"¿Han logrado que no los comieran?", preguntó a un joven británico que venía de viajar por Papúa Nueva Guinea en 1998.
"Ustedes tienen mosquitos, yo tengo periodistas", dijo en Dominica en 1966. Luego compararía a los periodistas con los monos de Gibraltar.
En otra ocasión, un niño le confesó que quería ser astronauta y el duque le respondió que estaba demasiado gordo para volar.
Cuando se le preguntó si le gustaría visitar la Unión Soviética, dijo: "Me encantaría visitar Rusia, aunque esos cabrones asesinaron a la mitad de mi familia" (en alusión a la suerte de los Romanov).
Su entorno le oyó maldecir mil veces su suerte, gruñir contra la pérdida de valores o contra las locuras de sus cuatro hijos en los años 1980, y hasta contra "los malditos chuchos (perros)" de la reina, siempre pegándosele a las piernas.
El duque fue atacado por sus opiniones sobre todo, desde la energía nuclear a la defensa del medio ambiente. Sus críticos lo consideraban hipócrita por dirigir el World Wide Fund for Nature mientras participaba en deportes como la caza de faisanes.
"Pienso que hay una diferencia entre estar preocupado por la conservación de la naturaleza y ser un protector de conejos", dijo a la BBC.
Fueron esos comentarios tan directos los que llamaron más la atención.

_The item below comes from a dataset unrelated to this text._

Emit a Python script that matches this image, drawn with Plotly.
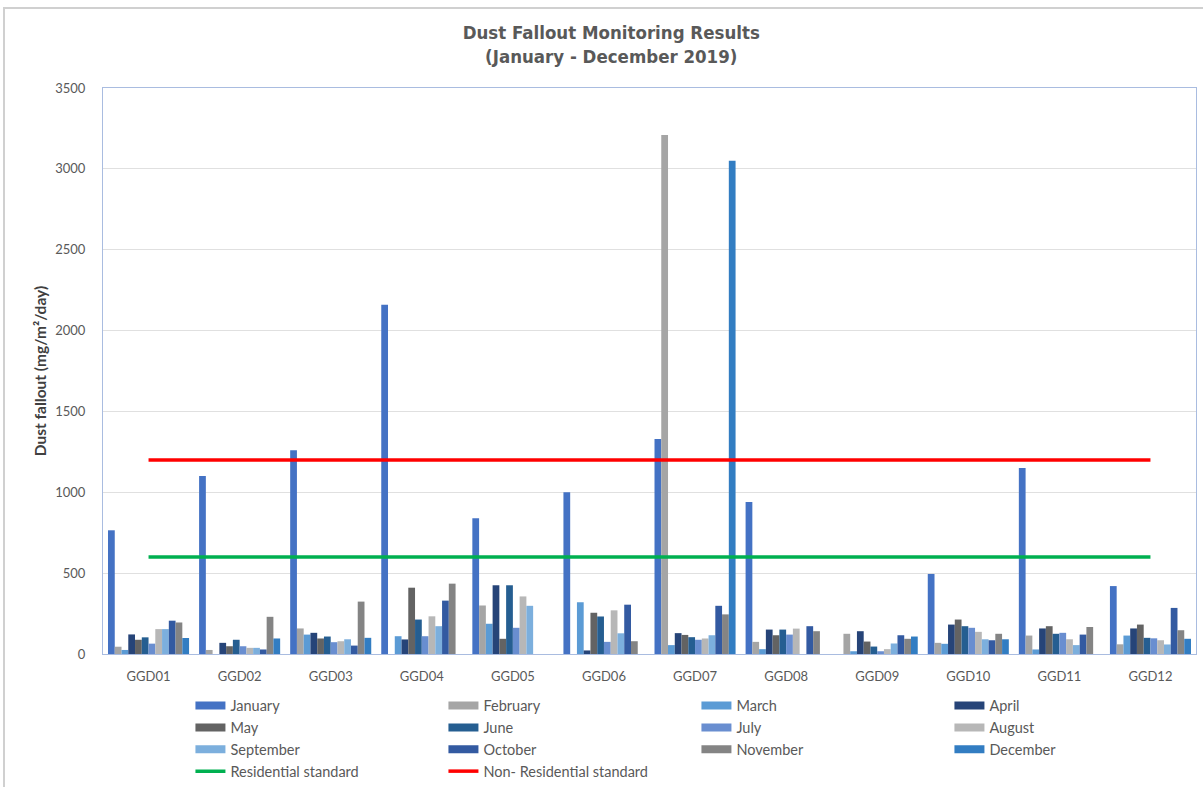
import plotly.graph_objects as go

# Monitoring sites
sites = ["GGD01", "GGD02", "GGD03", "GGD04", "GGD05", "GGD06",
         "GGD07", "GGD08", "GGD09", "GGD10", "GGD11", "GGD12"]

months = ["January", "February", "March", "April", "May", "June",
          "July", "August", "September", "October", "November", "December"]

# Monthly dust fallout per site (mg/m²/day); None = no sample
jan = [765, 1100, 1260, 2160, 840, 1000, 1330, 940, None, 495, 1150, 420]
feb = [45, 25, 158, None, 300, None, 3210, 75, 125, 69, 114, 60]
mar = [25, None, 120, 110, 187, 320, 55, 30, 17, 63, 28, 114]
apr = [121, 69, 131, 90, 425, 22, 129, 151, 141, 182, 158, 158]
may = [88, 48, 96, 410, 94, 255, 118, 116, 77, 213, 172, 182]
jun = [103, 88, 108, 213, 425, 232, 104, 151, 46, 172, 125, 100]
jul = [64, 48, 73, 110, 162, 75, 88, 120, 17, 162, 131, 97]
aug = [154, 38, 79, 233, 356, 270, 96, 157, 30, 137, 91, 85]
sep = [154, 38, 91, 172, 298, 128, 116, None, 65, 91, 55, 59]
oct_ = [206, 28, 52, 330, None, 305, 298, 172, 116, 85, 120, 285]
nov = [195, 230, 324, 435, None, 79, 245, 141, 94, 125, 167, 147]
dec = [99, 96, 100, None, None, None, 3050, None, 108, 91, None, 94]

monthly = [jan, feb, mar, apr, may, jun, jul, aug, sep, oct_, nov, dec]

colors = ["#4472C4", "#A5A5A5", "#5B9BD5", "#264478", "#636363", "#255E91",
          "#698ED0", "#B7B7B7", "#7CAFDD", "#335AA1", "#848484", "#327DC2"]

# Standards (mg/m²/day)
residential_std = 600
non_residential_std = 1200

fig = go.Figure()

for name, vals, col in zip(months, monthly, colors):
    fig.add_trace(go.Bar(x=sites, y=vals, name=name, marker_color=col,
                         marker_line_width=0, showlegend=False))

# wide rectangular swatches for the month legend entries
for name, col in zip(months, colors):
    fig.add_trace(go.Scatter(x=[None], y=[None], mode="lines", name=name,
                             line=dict(color=col, width=8),
                             showlegend=True, hoverinfo="skip"))

fig.add_trace(go.Scatter(x=sites, y=[residential_std] * len(sites), mode="lines",
                         name="Residential standard",
                         line=dict(color="#00B050", width=3.5)))
fig.add_trace(go.Scatter(x=sites, y=[non_residential_std] * len(sites), mode="lines",
                         name="Non- Residential standard",
                         line=dict(color="#FF0000", width=3.5)))

axis_font = dict(family="Lato, Open Sans, sans-serif", size=13, color="#595959")

fig.update_layout(
    width=1203, height=787,
    margin=dict(l=103, r=7, t=88, b=133, autoexpand=False),
    paper_bgcolor="white", plot_bgcolor="white",
    barmode="group", bargap=0.11, bargroupgap=0,
    title=dict(
        text="Dust Fallout Monitoring Results<br>(January - December 2019)",
        x=0.465, xref="paper", xanchor="center",
        y=0.95, yref="container", yanchor="top",
        font=dict(family="Liberation Sans Narrow, DejaVu Sans Condensed, Arial Narrow, sans-serif",
                  size=18.5, color="#595959", weight="bold"),
    ),
    xaxis=dict(
        tickfont=axis_font, showgrid=False, ticks="",
        showline=True, mirror=True, linecolor="#A9BCE0", linewidth=1,
        ticklabelstandoff=10,
    ),
    yaxis=dict(
        range=[0, 3500], dtick=500, tickfont=axis_font,
        showgrid=True, gridcolor="#E0E0E0", gridwidth=1,
        showline=True, mirror=True, linecolor="#A9BCE0", linewidth=1,
        ticks="", ticklabelstandoff=14, zeroline=False,
        title=dict(text="Dust fallout (mg/m²/day)", standoff=4,
                   font=dict(family="Lato, Open Sans, sans-serif", size=15.5,
                             color="#404040", weight="bold")),
    ),
    legend=dict(
        orientation="h", x=0.08, xanchor="left", y=-0.063, yanchor="top",
        entrywidth=208, traceorder="normal",
        font=dict(family="Lato, Open Sans, sans-serif", size=14.5, color="#595959"),
        itemwidth=30, tracegroupgap=0, bgcolor="rgba(0,0,0,0)",
    ),
    shapes=[
        # outer chart frame
        dict(type="rect", xref="paper", yref="paper",
             x0=(4 - 103) / 1093, x1=1.2, y0=-0.5, y1=(654 - 8) / 566,
             line=dict(color="#D0D0D0", width=2), fillcolor="rgba(0,0,0,0)",
             layer="below"),
    ],
)

fig.write_html("out.html")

Una declaración sobre "ojos achinados" durante una visita a China en la década de 1980 se volvieron un símbolo de su manera muchas veces imprudente, que contrastaba con la forma controlada de la reina.
Quienes lo conocían decían que su reputación escondía una inteligencia sofisticada, devoción por su familia, amor por los deportes y dedicación a su rol como miembro de la realeza.
"La gente tiene la impresión de que al príncipe Felipe no le importa nada lo que piensen de él y tienen razón", dijo el ex primer ministro Tony Blair en sus memorias.